Anche qui si mescolano troppe cose e si considera una discriminazione al pari di quelle sessuali o razziali il fatto di ricordare a un ragazzino che deve solo darci retta, semplicemente perché è immaturo, acerbo, inesperto e ignorante. Nulla di grave, solo la sua naturale condizione di giovane, che si cura benissimo e da cui si guarisce quasi sempre. Con il rispetto dell’adulto, lo studio e l’esperienza. Faremmo un favore ai nostri figli se li trattassimo da figli e non da amici, se esigessimo da loro rispetto e non offrissimo loro cameratesca fratellanza. Per insegnare ci vuole distanza, non vicinanza, perché da chi impariamo dobbiamo poi poterci allontanare. Il maestro va trafitto, non perché è stato cattivo ma perché è il passato e ogni giovane ha diritto invece al suo futuro. Con il nostro asfissiante abbraccio noi rinchiudiamo i giovani nel nostro presente. In fondo sapere quale posto occupare è tutto qui: distinguere il proprio tempo da quello altrui. Invece, nella nuova mania giovanilista vogliamo essere anche noi eternamente giovani e così usurpiamo un futuro che non ci compete. Allora proclamiamo che il giovane ha sempre ragione e siamo noi colpevoli perché non sappiamo ascoltarlo. Ma cosa può avere da dirci un sedicenne? Quanti foruncoli è riuscito a respingere a furia di Clerasil? Al richiamo di quante manfrine ha resistito malgrado Youporn? Cerchiamo di ricordare la nostra gioventù: i nostri padri forse ci seguivano nelle nostre scorribande con il cinquantino truccato o venivano all’oratorio a giocare a pallone o in discoteca a farci concorrenza con le sbarbe? Venivano ai concerti di Frank Zappa e di Patty Smith o si sedevano con noi nel cerchio dello spinello?

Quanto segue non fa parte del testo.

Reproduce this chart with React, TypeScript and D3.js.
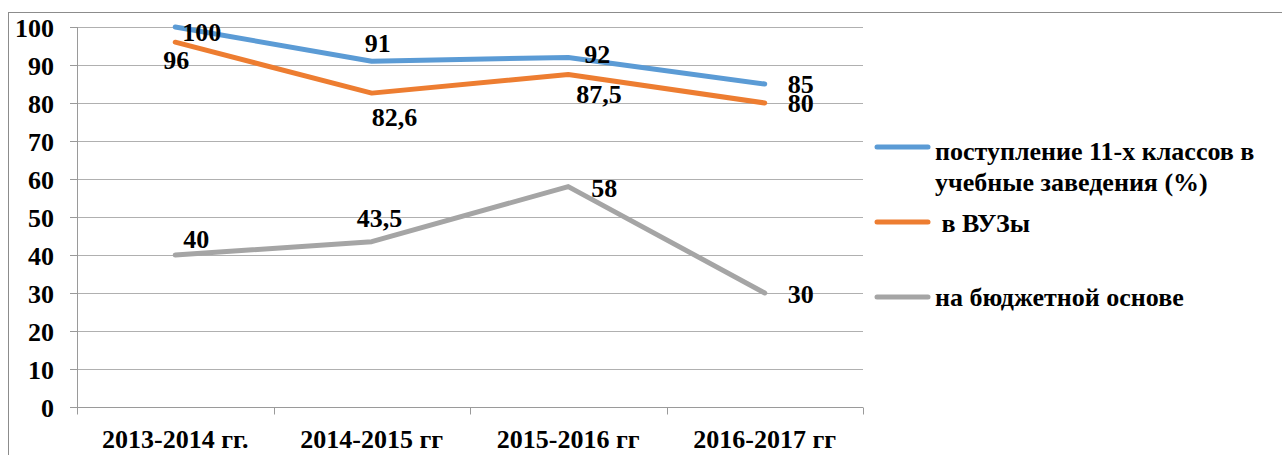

Mio padre mi diceva che avrei potuto fare quello che volevo, non gli interessava neppure sapere cosa, a patto però che prima studiassi il greco ed il latino, la filosofia, la letteratura e una lingua straniera. Sulle pagine di una grammatica avrei trovato la misura per ogni cosa, dalla prima sigaretta al primo amore. Studiare non era sindacabile perché a quell’età potevo fare solo quello, studiare e ascoltare: da dire non avevo niente. Avevo bisogno di cultura, quella vera, quella alta. Perché dall’alto si può scendere, dal basso no. I miei dischi di Guccini, i miei fumetti di Corto Maltese, il mio cineforum dell’ARCI non erano cultura, erano solo il mio tempo: sarebbe passato. Ariosto e Eschilo, Machiavelli e Nietzsche no. Mio padre se doveva parlarmi mi riceveva nel suo studio e mi diceva lui quando potevo alzarmi. Non era severità, era reciproco rispetto dei ruoli. Anche mio nonno, che era solo un contadino, sapeva che non si deve dare confidenza ai giovani. Quando gli chiesi di insegnarmi a coltivare l’orto, mi lasciò per tutta un’estate a guardarlo. La primavera dopo mi porse la zappa e mi disse che potevo cominciare anche io. Osservare e ascoltare era la sua scuola. Oggi noi facciamo il contrario: scimmiottiamo quelli a cui dovremmo invece offrire un modello.
Non rendiamo un buon servizio ai giovani mimetizzandoci fra loro. La nostra è viltà, non spregiudicatezza. L’adulto autentico sa stare nel suo tempo e invecchiare con lui, sa accettare il suo limite, sa vedere attraverso la lente dell’esperienza quello che durerà e quello che finirà, quello che è da tramandare e quello che è da dimenticare. Scriveva Nietzsche: «Io amo coloro che non sanno vivere se non tramontando, perché essi sono una transizione. » L’uomo maturo dovrebbe fare proprio questo : saper tramontare. Perché solo con il suo tramonto i giovani potranno sorgere davvero. Gli adulti di oggi invece sono tutti qui, intramontabili, a ingombrare l’orizzonte: pianeti morti che si credono un sole di mezzanotte.